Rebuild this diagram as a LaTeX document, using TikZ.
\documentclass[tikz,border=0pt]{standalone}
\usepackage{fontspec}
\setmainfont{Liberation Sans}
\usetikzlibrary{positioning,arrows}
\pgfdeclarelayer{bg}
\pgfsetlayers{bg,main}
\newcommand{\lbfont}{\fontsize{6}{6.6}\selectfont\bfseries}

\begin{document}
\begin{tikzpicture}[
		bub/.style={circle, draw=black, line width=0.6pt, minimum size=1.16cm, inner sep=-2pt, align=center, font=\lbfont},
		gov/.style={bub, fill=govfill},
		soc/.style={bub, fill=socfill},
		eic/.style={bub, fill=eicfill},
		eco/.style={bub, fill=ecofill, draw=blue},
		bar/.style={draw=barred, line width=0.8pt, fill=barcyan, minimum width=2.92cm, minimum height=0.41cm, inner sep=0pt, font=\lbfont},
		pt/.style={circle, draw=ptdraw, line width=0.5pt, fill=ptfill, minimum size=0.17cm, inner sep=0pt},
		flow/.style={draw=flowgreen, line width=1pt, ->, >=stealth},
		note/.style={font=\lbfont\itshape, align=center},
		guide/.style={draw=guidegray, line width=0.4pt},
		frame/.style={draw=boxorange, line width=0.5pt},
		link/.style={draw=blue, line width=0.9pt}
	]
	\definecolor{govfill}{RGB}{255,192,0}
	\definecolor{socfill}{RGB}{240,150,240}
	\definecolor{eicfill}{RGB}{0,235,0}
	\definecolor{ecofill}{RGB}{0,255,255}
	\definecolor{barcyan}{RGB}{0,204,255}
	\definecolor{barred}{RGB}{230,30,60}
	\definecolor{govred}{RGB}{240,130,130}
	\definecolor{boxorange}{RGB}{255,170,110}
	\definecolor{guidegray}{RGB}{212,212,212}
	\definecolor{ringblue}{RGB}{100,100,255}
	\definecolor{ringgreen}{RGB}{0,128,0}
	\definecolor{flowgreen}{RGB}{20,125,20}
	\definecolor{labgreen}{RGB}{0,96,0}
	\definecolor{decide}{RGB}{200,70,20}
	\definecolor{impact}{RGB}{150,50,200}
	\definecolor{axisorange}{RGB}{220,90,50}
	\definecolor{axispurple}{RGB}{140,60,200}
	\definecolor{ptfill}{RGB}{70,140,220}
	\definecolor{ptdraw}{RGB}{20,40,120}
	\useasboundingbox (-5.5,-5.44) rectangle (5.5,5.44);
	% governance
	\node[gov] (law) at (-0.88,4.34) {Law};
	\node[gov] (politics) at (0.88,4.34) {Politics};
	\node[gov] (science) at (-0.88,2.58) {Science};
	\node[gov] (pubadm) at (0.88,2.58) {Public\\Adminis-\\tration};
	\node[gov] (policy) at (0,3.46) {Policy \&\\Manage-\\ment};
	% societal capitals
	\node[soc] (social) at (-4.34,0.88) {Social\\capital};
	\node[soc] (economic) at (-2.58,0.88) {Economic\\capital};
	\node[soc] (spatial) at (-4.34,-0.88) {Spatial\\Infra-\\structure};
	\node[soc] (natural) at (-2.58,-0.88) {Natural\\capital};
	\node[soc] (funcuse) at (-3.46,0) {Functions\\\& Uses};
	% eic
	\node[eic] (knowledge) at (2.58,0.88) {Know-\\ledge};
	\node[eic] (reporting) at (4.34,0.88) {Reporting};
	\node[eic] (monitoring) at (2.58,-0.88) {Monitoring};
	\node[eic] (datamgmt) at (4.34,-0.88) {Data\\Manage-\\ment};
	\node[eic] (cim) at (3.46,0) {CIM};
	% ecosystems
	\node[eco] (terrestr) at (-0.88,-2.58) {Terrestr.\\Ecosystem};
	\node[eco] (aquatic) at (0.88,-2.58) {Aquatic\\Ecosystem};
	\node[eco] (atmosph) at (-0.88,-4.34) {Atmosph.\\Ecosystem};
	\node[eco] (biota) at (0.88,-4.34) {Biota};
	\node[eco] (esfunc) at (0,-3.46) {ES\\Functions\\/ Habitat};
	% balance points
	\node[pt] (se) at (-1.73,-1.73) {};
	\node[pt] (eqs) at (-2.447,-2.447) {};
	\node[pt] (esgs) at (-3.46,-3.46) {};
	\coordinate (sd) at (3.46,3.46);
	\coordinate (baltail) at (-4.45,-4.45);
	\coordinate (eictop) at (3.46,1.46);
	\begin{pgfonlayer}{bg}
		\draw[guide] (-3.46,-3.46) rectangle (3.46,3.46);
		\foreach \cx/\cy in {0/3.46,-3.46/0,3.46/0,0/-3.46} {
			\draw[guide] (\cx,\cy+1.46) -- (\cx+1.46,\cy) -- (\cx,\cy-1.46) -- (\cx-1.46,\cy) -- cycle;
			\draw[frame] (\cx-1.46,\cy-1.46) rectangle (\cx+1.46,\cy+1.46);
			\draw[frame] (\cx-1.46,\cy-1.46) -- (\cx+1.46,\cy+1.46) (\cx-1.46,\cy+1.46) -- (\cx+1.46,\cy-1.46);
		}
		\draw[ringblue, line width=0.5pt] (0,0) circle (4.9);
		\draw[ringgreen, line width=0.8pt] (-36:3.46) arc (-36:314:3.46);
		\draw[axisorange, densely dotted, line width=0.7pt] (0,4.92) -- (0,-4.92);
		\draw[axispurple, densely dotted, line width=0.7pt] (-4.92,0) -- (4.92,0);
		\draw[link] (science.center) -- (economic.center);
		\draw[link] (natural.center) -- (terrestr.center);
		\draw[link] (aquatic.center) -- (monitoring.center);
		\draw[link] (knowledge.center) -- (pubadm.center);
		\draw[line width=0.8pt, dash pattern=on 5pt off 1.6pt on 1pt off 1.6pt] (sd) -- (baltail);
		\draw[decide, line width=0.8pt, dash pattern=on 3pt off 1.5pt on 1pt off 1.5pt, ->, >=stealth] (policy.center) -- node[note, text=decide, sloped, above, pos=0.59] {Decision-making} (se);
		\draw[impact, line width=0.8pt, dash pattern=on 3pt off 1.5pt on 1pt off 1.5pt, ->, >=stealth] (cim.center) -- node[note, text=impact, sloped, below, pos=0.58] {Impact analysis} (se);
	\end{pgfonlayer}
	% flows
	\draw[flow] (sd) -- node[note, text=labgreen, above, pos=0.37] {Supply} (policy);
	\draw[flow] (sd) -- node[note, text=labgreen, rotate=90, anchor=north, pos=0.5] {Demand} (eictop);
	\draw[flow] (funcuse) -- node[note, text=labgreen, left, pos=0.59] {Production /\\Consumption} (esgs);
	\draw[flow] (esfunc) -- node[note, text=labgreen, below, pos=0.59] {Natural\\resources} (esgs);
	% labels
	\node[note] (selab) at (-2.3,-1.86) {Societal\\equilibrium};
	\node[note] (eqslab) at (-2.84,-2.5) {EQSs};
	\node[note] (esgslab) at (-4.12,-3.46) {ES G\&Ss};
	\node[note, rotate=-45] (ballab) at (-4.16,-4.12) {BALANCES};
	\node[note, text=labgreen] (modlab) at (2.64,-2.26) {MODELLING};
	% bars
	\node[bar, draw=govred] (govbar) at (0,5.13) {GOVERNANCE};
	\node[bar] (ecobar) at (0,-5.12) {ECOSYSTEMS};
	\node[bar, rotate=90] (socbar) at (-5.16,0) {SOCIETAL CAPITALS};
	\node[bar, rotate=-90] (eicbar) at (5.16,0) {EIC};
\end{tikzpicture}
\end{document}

━━━━━━━━━━

Task statement: Type the material above out again, exactly.

Exercise output:
Rebuild this diagram as a LaTeX document, using TikZ.
\documentclass[tikz,border=0pt]{standalone}
\usepackage{fontspec}
\setmainfont{Liberation Sans}
\usetikzlibrary{positioning,arrows}
\pgfdeclarelayer{bg}
\pgfsetlayers{bg,main}
\newcommand{\lbfont}{\fontsize{6}{6.6}\selectfont\bfseries}

\begin{document}
\begin{tikzpicture}[
		bub/.style={circle, draw=black, line width=0.6pt, minimum size=1.16cm, inner sep=-2pt, align=center, font=\lbfont},
		gov/.style={bub, fill=govfill},
		soc/.style={bub, fill=socfill},
		eic/.style={bub, fill=eicfill},
		eco/.style={bub, fill=ecofill, draw=blue},
		bar/.style={draw=barred, line width=0.8pt, fill=barcyan, minimum width=2.92cm, minimum height=0.41cm, inner sep=0pt, font=\lbfont},
		pt/.style={circle, draw=ptdraw, line width=0.5pt, fill=ptfill, minimum size=0.17cm, inner sep=0pt},
		flow/.style={draw=flowgreen, line width=1pt, ->, >=stealth},
		note/.style={font=\lbfont\itshape, align=center},
		guide/.style={draw=guidegray, line width=0.4pt},
		frame/.style={draw=boxorange, line width=0.5pt},
		link/.style={draw=blue, line width=0.9pt}
	]
	\definecolor{govfill}{RGB}{255,192,0}
	\definecolor{socfill}{RGB}{240,150,240}
	\definecolor{eicfill}{RGB}{0,235,0}
	\definecolor{ecofill}{RGB}{0,255,255}
	\definecolor{barcyan}{RGB}{0,204,255}
	\definecolor{barred}{RGB}{230,30,60}
	\definecolor{govred}{RGB}{240,130,130}
	\definecolor{boxorange}{RGB}{255,170,110}
	\definecolor{guidegray}{RGB}{212,212,212}
	\definecolor{ringblue}{RGB}{100,100,255}
	\definecolor{ringgreen}{RGB}{0,128,0}
	\definecolor{flowgreen}{RGB}{20,125,20}
	\definecolor{labgreen}{RGB}{0,96,0}
	\definecolor{decide}{RGB}{200,70,20}
	\definecolor{impact}{RGB}{150,50,200}
	\definecolor{axisorange}{RGB}{220,90,50}
	\definecolor{axispurple}{RGB}{140,60,200}
	\definecolor{ptfill}{RGB}{70,140,220}
	\definecolor{ptdraw}{RGB}{20,40,120}
	\useasboundingbox (-5.5,-5.44) rectangle (5.5,5.44);
	% governance
	\node[gov] (law) at (-0.88,4.34) {Law};
	\node[gov] (politics) at (0.88,4.34) {Politics};
	\node[gov] (science) at (-0.88,2.58) {Science};
	\node[gov] (pubadm) at (0.88,2.58) {Public\\Adminis-\\tration};
	\node[gov] (policy) at (0,3.46) {Policy \&\\Manage-\\ment};
	% societal capitals
	\node[soc] (social) at (-4.34,0.88) {Social\\capital};
	\node[soc] (economic) at (-2.58,0.88) {Economic\\capital};
	\node[soc] (spatial) at (-4.34,-0.88) {Spatial\\Infra-\\structure};
	\node[soc] (natural) at (-2.58,-0.88) {Natural\\capital};
	\node[soc] (funcuse) at (-3.46,0) {Functions\\\& Uses};
	% eic
	\node[eic] (knowledge) at (2.58,0.88) {Know-\\ledge};
	\node[eic] (reporting) at (4.34,0.88) {Reporting};
	\node[eic] (monitoring) at (2.58,-0.88) {Monitoring};
	\node[eic] (datamgmt) at (4.34,-0.88) {Data\\Manage-\\ment};
	\node[eic] (cim) at (3.46,0) {CIM};
	% ecosystems
	\node[eco] (terrestr) at (-0.88,-2.58) {Terrestr.\\Ecosystem};
	\node[eco] (aquatic) at (0.88,-2.58) {Aquatic\\Ecosystem};
	\node[eco] (atmosph) at (-0.88,-4.34) {Atmosph.\\Ecosystem};
	\node[eco] (biota) at (0.88,-4.34) {Biota};
	\node[eco] (esfunc) at (0,-3.46) {ES\\Functions\\/ Habitat};
	% balance points
	\node[pt] (se) at (-1.73,-1.73) {};
	\node[pt] (eqs) at (-2.447,-2.447) {};
	\node[pt] (esgs) at (-3.46,-3.46) {};
	\coordinate (sd) at (3.46,3.46);
	\coordinate (baltail) at (-4.45,-4.45);
	\coordinate (eictop) at (3.46,1.46);
	\begin{pgfonlayer}{bg}
		\draw[guide] (-3.46,-3.46) rectangle (3.46,3.46);
		\foreach \cx/\cy in {0/3.46,-3.46/0,3.46/0,0/-3.46} {
			\draw[guide] (\cx,\cy+1.46) -- (\cx+1.46,\cy) -- (\cx,\cy-1.46) -- (\cx-1.46,\cy) -- cycle;
			\draw[frame] (\cx-1.46,\cy-1.46) rectangle (\cx+1.46,\cy+1.46);
			\draw[frame] (\cx-1.46,\cy-1.46) -- (\cx+1.46,\cy+1.46) (\cx-1.46,\cy+1.46) -- (\cx+1.46,\cy-1.46);
		}
		\draw[ringblue, line width=0.5pt] (0,0) circle (4.9);
		\draw[ringgreen, line width=0.8pt] (-36:3.46) arc (-36:314:3.46);
		\draw[axisorange, densely dotted, line width=0.7pt] (0,4.92) -- (0,-4.92);
		\draw[axispurple, densely dotted, line width=0.7pt] (-4.92,0) -- (4.92,0);
		\draw[link] (science.center) -- (economic.center);
		\draw[link] (natural.center) -- (terrestr.center);
		\draw[link] (aquatic.center) -- (monitoring.center);
		\draw[link] (knowledge.center) -- (pubadm.center);
		\draw[line width=0.8pt, dash pattern=on 5pt off 1.6pt on 1pt off 1.6pt] (sd) -- (baltail);
		\draw[decide, line width=0.8pt, dash pattern=on 3pt off 1.5pt on 1pt off 1.5pt, ->, >=stealth] (policy.center) -- node[note, text=decide, sloped, above, pos=0.59] {Decision-making} (se);
		\draw[impact, line width=0.8pt, dash pattern=on 3pt off 1.5pt on 1pt off 1.5pt, ->, >=stealth] (cim.center) -- node[note, text=impact, sloped, below, pos=0.58] {Impact analysis} (se);
	\end{pgfonlayer}
	% flows
	\draw[flow] (sd) -- node[note, text=labgreen, above, pos=0.37] {Supply} (policy);
	\draw[flow] (sd) -- node[note, text=labgreen, rotate=90, anchor=north, pos=0.5] {Demand} (eictop);
	\draw[flow] (funcuse) -- node[note, text=labgreen, left, pos=0.59] {Production /\\Consumption} (esgs);
	\draw[flow] (esfunc) -- node[note, text=labgreen, below, pos=0.59] {Natural\\resources} (esgs);
	% labels
	\node[note] (selab) at (-2.3,-1.86) {Societal\\equilibrium};
	\node[note] (eqslab) at (-2.84,-2.5) {EQSs};
	\node[note] (esgslab) at (-4.12,-3.46) {ES G\&Ss};
	\node[note, rotate=-45] (ballab) at (-4.16,-4.12) {BALANCES};
	\node[note, text=labgreen] (modlab) at (2.64,-2.26) {MODELLING};
	% bars
	\node[bar, draw=govred] (govbar) at (0,5.13) {GOVERNANCE};
	\node[bar] (ecobar) at (0,-5.12) {ECOSYSTEMS};
	\node[bar, rotate=90] (socbar) at (-5.16,0) {SOCIETAL CAPITALS};
	\node[bar, rotate=-90] (eicbar) at (5.16,0) {EIC};
\end{tikzpicture}
\end{document}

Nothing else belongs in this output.